Fredericksburg

Mystics end wild 2024 season with photo-finish victory in front of a league-record crowd

E.Garcia38 min ago
In the 40 minutes of basketball that took place inside Capital One Arena on Thursday night, the highs and lows of the 2024 Washington Mystics season were encapsulated into one game.

As a WNBA single-game record crowd of 20,711 fans watched, most of them in attendance to see superstar rookie Caitlin Clark and the Indiana Fever play, they witnessed a microcosm of what the Mystics went through over this 40-game campaign.

From being down 20-2 in the first quarter to taking as large as a 17-point lead in the second half to things coming down to one final sequence in the dying seconds of the fourth quarter, every emotion across the book was felt.

In the end, the roller-coaster ride ended with a 92-91 Mystics victory, closing the chapter on another season of women's basketball in Washington D.C.

"You can't start much worse and then got a lot better," head coach Eric Thibault said. "Maybe that's a theme for the year.

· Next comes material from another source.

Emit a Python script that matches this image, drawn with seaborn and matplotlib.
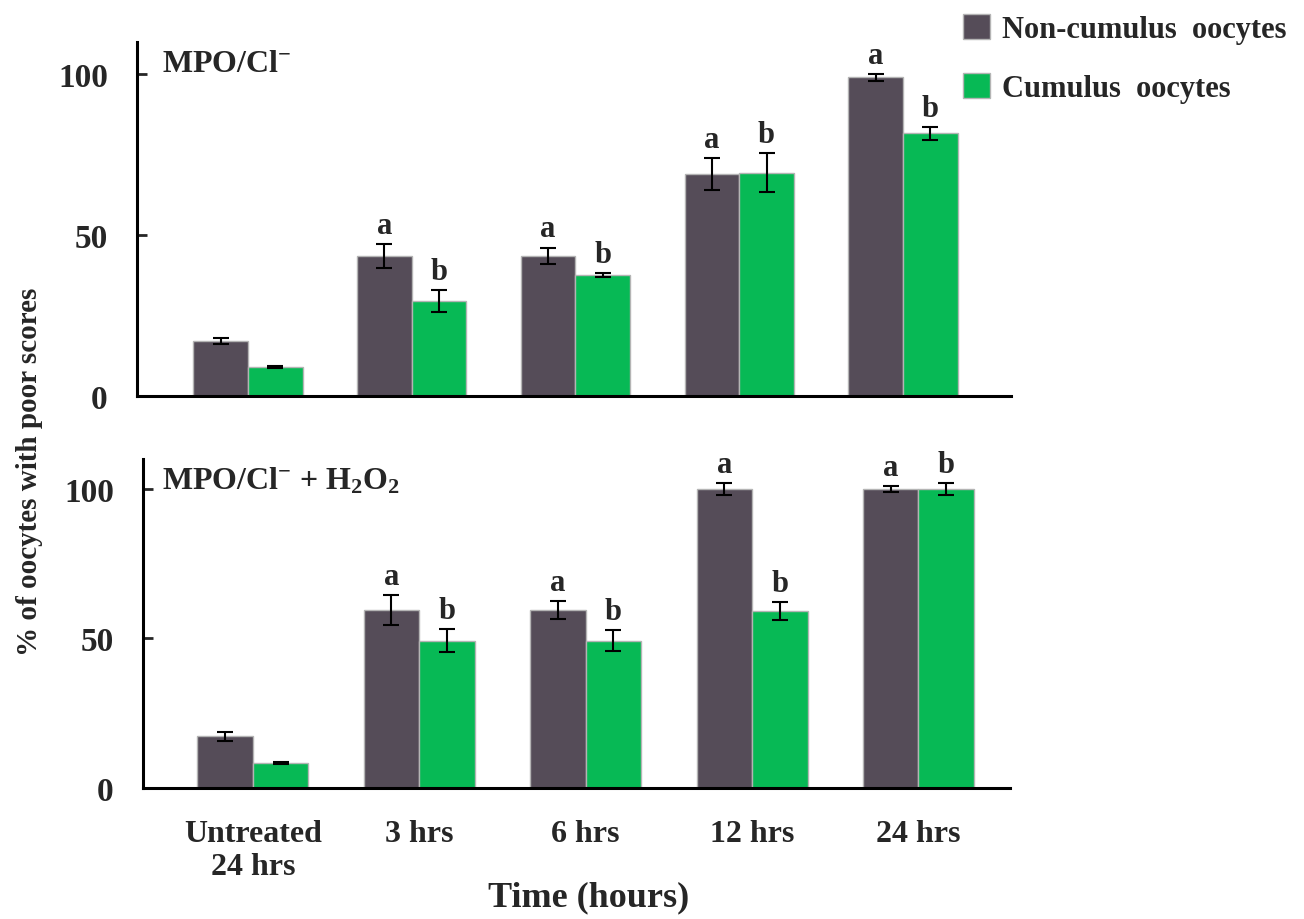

We could have managed those last few minutes a lot better, but we did just enough. ... We feel better tonight walking out than we did a few nights ago."

For as bad as things started for Washington, with Indiana grabbing momentum early on and using the crowd to its advantage, what was a 20-2 deficit ended up a 24-22 deficit by the end of the first quarter.

After that point, a switch flipped for the Mystics and the game was turned on its head as Washington out-scored the Fever, 60-42, over the next two quarters, taking a 16-point lead into the fourth quarter.

That switch came from the bench, from players like Shatori Walker–Kimbrough, who scored 12 points, making her final case for WNBA Sixth Player of the Year.

"The bench came in, gave us a spark, ignited it and other people were able to feed off that," guard Ariel Atkins said.

Then came Sika Koné, someone acquired at the trade deadline from Minnesota, who scored a career-high 20 points, along with seven rebounds in 20 minutes on the floor.

"I was just going in there and trying to help the team as much as I can," Koné said. "... My teammates and this staff, they welcomed me and it wasn't hard for me to get used to everyone. It was like I had been here for a long time."

For as wrong as things went early on, Washington's confidence never wavered as through every close finish, this team knew that things would change.

The Mystics just needed that first win to do so and from that point on, they went from cellar dwellers in the WNBA to a potential playoff team, finishing the season with a 14-14 record over their last 28 games and an 8-4 record over their last 12 games.

"We never, ever made excuses for our team," Walker–Kimbrough said. "We continued to put our heads down because of how close we were, everyone just needed to get one percent better. ... People looked in the mirror and tried to be that much better, not just for themselves, but for each other because we knew we were playing for something bigger than ourselves."

Washington finished just a game behind Atlanta for the eighth and final playoff spot, needing a win, a Chicago Sky win and a Dream loss to have a chance at the postseason.

Those efforts came up just short, but it seemed like despite a number of injuries, including ones to star players Shakira Austin, a Fredericksburg native, and Brittney Sykes, and a ton of roster turnover, the Mystics were peaking at just the right time.

Now, the focus turns to the offseason as a franchise that won its first and only title five years ago looks to get back to that point soon.

"I think we showed that we can be a pretty good team," Thibault said. "We're just going to try to keep going. It's hard to go from a young, fun team to a big-time winning team and that's the challenge in front of us now."